Given task =>
Isolate every line in the data with the string "this" and copy it.

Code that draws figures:
** Start **
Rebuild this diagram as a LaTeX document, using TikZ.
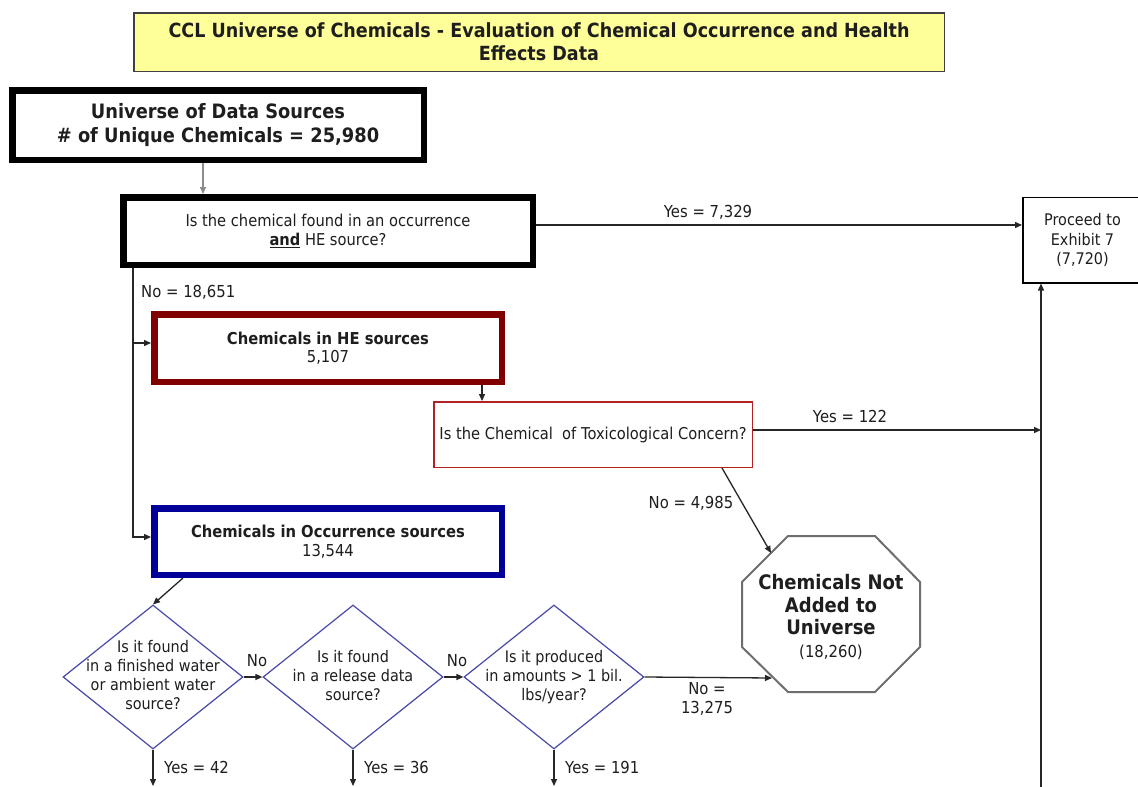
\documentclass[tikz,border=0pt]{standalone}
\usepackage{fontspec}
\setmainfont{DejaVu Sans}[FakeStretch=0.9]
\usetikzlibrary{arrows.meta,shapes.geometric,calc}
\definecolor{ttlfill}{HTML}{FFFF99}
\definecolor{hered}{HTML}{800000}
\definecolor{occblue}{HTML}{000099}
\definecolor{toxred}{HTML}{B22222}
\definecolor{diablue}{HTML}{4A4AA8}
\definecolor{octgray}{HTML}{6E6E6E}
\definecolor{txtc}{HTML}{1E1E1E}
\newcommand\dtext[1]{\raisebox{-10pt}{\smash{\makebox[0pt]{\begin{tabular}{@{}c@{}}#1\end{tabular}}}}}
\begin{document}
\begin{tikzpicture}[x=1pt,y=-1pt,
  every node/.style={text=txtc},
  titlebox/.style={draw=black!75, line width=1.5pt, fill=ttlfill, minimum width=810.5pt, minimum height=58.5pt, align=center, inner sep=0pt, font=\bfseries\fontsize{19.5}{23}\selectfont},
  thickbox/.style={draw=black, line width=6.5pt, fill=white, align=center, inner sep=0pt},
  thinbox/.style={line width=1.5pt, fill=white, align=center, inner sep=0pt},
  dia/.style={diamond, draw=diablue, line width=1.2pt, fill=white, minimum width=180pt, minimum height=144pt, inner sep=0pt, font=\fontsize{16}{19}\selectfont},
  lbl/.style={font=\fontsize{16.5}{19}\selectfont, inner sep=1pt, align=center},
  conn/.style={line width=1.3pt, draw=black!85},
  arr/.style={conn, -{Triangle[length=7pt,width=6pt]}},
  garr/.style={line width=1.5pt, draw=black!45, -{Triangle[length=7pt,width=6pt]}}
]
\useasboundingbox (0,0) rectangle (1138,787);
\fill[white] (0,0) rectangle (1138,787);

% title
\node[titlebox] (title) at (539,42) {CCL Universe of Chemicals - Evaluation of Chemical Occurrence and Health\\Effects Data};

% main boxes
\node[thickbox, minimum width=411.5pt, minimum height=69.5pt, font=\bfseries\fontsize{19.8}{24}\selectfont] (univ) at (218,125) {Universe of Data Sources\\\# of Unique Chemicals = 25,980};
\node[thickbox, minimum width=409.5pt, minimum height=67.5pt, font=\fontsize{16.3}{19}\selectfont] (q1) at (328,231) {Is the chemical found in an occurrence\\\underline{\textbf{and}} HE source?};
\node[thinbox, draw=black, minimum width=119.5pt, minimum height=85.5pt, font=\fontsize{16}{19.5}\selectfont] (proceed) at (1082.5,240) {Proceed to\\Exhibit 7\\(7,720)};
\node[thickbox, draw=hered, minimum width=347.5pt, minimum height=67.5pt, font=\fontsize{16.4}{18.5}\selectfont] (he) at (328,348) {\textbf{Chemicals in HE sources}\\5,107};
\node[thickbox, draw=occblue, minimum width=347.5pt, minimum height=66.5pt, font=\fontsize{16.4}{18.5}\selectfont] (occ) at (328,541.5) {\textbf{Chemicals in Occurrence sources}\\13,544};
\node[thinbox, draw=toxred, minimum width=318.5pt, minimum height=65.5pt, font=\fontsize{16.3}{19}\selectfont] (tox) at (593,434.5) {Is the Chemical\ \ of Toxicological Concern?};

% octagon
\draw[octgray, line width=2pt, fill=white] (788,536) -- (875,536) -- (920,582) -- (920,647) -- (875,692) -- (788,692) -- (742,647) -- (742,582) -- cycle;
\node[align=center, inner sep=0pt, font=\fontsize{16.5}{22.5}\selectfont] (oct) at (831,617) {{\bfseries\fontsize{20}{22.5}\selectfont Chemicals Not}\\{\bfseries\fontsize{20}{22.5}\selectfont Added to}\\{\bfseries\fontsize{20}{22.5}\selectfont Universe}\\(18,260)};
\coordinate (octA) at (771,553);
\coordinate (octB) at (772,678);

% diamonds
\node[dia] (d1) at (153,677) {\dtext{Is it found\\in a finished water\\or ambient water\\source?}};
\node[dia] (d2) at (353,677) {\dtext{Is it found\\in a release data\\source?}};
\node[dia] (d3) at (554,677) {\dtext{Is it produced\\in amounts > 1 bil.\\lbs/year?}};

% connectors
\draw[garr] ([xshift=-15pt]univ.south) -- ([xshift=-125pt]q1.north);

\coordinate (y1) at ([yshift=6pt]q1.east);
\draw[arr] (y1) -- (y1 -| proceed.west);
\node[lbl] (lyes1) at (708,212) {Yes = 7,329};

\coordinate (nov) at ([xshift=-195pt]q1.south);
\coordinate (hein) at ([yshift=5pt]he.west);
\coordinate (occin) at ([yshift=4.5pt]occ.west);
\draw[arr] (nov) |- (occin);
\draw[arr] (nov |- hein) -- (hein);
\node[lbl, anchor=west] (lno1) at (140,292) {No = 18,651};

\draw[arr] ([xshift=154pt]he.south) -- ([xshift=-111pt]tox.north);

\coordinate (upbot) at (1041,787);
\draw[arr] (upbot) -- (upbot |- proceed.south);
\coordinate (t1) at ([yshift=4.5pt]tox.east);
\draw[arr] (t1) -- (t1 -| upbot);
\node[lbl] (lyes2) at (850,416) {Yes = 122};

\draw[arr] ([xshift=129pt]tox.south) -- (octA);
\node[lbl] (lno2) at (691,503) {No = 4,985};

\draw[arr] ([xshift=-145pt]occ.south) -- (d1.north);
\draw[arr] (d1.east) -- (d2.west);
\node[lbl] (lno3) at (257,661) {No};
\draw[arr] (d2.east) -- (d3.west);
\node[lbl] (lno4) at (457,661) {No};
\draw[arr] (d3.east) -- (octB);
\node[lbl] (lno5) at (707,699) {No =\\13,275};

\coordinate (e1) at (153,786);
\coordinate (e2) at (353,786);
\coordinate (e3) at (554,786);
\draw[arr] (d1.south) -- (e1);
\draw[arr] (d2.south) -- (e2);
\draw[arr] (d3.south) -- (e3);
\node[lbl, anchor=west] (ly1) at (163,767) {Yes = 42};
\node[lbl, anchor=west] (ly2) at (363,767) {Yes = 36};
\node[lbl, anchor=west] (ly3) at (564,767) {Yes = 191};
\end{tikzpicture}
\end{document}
** End **
** Start **
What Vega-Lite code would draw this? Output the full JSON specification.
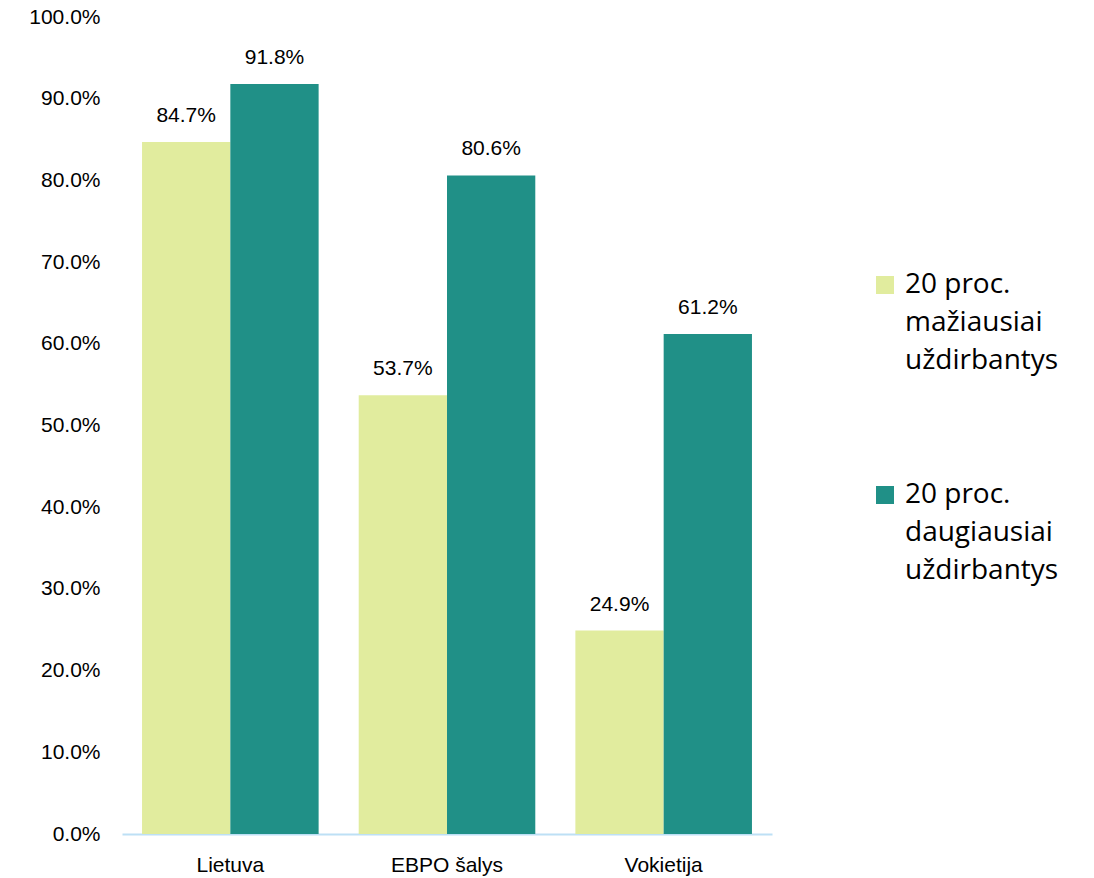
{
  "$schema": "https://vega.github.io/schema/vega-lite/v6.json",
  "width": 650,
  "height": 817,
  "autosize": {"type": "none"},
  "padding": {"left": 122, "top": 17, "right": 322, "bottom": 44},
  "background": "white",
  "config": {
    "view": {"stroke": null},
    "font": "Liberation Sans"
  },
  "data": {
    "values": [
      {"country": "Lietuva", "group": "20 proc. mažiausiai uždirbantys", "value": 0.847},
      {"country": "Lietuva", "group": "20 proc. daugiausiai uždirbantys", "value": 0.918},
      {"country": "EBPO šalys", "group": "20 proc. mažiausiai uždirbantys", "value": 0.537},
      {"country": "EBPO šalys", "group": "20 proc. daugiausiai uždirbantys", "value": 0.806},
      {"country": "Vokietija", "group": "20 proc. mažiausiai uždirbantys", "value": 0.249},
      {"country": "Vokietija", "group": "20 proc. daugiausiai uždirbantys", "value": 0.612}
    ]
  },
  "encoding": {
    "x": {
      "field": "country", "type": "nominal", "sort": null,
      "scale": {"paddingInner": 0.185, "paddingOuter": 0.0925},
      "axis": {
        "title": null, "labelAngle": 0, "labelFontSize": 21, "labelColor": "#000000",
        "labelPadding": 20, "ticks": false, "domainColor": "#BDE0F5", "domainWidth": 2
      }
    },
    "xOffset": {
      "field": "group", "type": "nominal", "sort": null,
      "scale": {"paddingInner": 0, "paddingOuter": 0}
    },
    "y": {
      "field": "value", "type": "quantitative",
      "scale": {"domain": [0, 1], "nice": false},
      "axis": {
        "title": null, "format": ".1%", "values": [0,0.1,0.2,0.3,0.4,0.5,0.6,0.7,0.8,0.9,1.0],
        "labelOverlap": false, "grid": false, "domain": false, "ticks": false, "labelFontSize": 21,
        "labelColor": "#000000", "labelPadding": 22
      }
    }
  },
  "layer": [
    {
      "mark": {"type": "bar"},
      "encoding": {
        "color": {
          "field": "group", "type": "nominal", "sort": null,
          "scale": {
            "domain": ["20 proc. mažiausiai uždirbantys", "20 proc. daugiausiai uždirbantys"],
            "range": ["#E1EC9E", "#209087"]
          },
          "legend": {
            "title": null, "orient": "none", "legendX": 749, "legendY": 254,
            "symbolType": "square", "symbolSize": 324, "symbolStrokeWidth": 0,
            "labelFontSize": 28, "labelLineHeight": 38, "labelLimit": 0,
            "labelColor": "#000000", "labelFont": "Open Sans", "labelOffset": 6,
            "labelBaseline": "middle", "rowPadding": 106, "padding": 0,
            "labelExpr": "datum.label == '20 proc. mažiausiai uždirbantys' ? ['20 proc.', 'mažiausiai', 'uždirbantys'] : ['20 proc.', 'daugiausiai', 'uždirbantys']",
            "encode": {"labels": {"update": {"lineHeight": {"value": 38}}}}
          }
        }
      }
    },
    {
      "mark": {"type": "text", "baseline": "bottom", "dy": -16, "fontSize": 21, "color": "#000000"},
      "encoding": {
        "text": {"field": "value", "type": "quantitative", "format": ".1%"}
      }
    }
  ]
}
** End **
The output =>
Rebuild this diagram as a LaTeX document, using TikZ.
What Vega-Lite code would draw this? Output the full JSON specification.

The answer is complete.